I’m taking this somewhat out of context because the character goes on to discuss how Walt Whitman is as superficial as Rousseau and is like “Marie Antoinette playing the shepherdess”, I just got stuck on the idea of leaving it as “I could turn”. There is so much potential in that line. Earlier in the passage the father expresses his admiration for “orientals” remarking: “their way of using words is far subtler than ours…”

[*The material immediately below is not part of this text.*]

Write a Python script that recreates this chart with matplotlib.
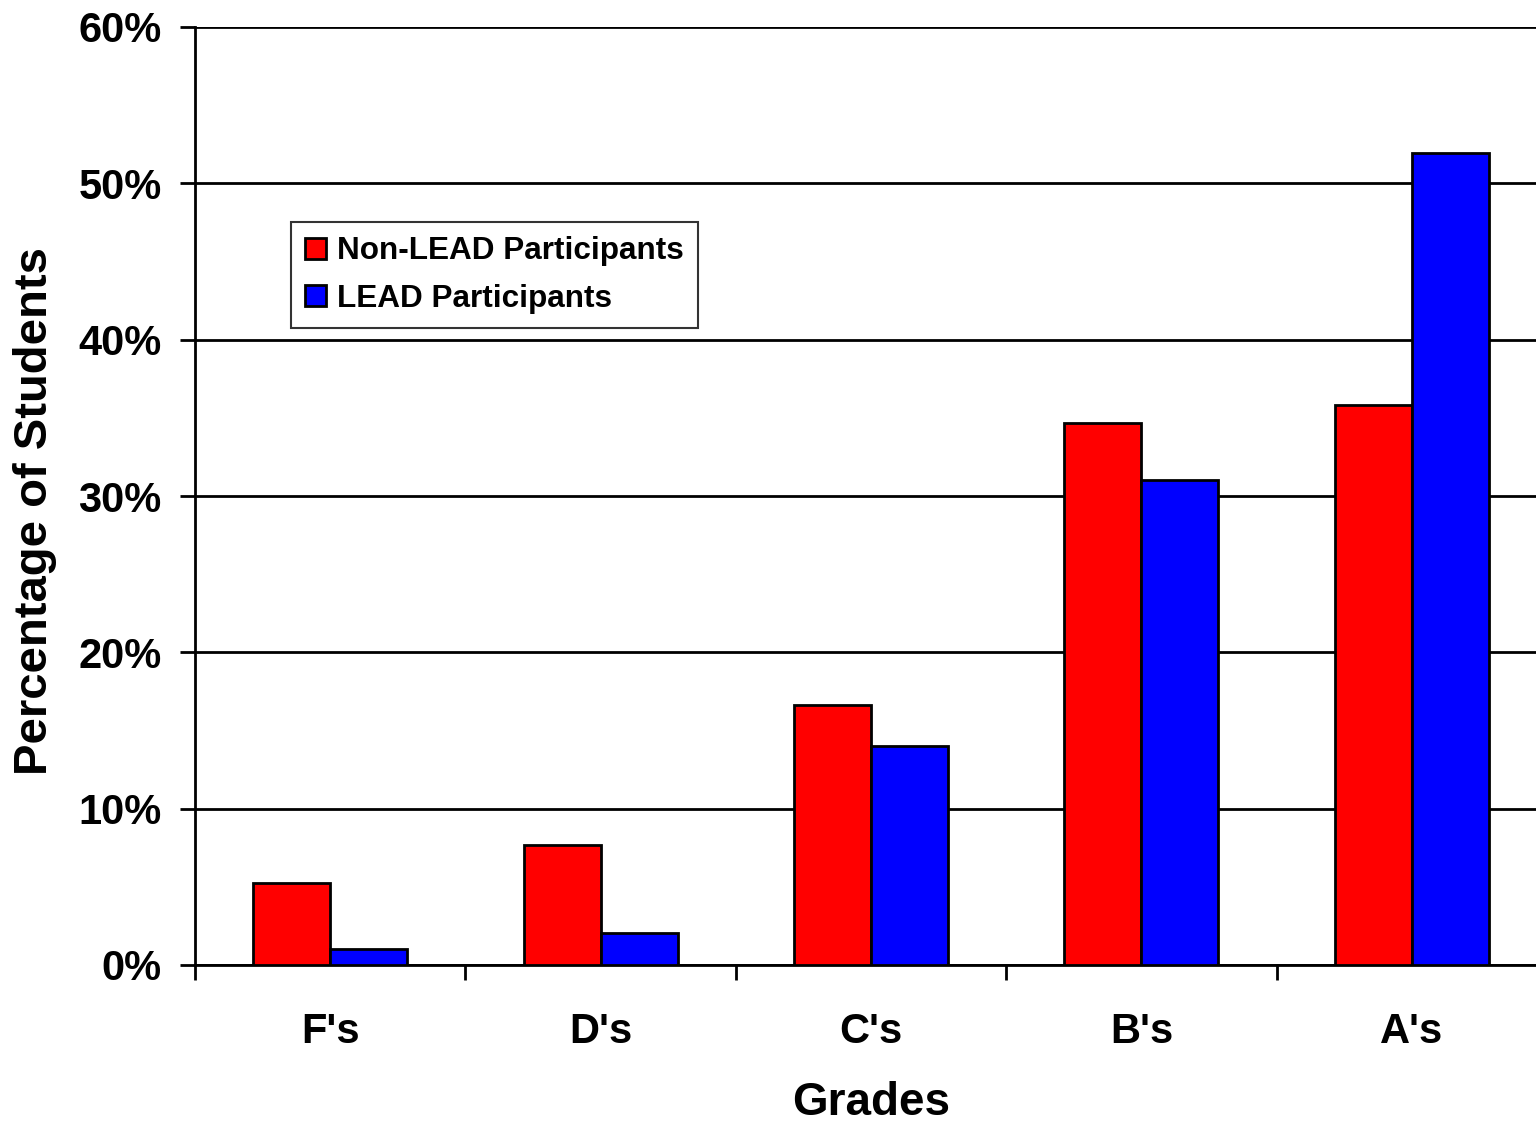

I’m a wordy person, in speech and in writing. I talk excessively and use too many words when writing, probably for lack of a strong vocabulary. Simplicity does not come naturally to me in thought either. I obsess over seeing things “as they are” so much that I think I kind of miss the point. Objectivity is an impossibility, I am stuck within myself, and I feel as though I’m fated to always be as I’ve always been, and I’m not always sure what that is, but then sometimes I feel so very sure of what that is, of who I am, that I constrain personal growth, yet still I grow all the more, and probably miss out on a lot of it. More than anything I wish I was subtler, more enigmatic.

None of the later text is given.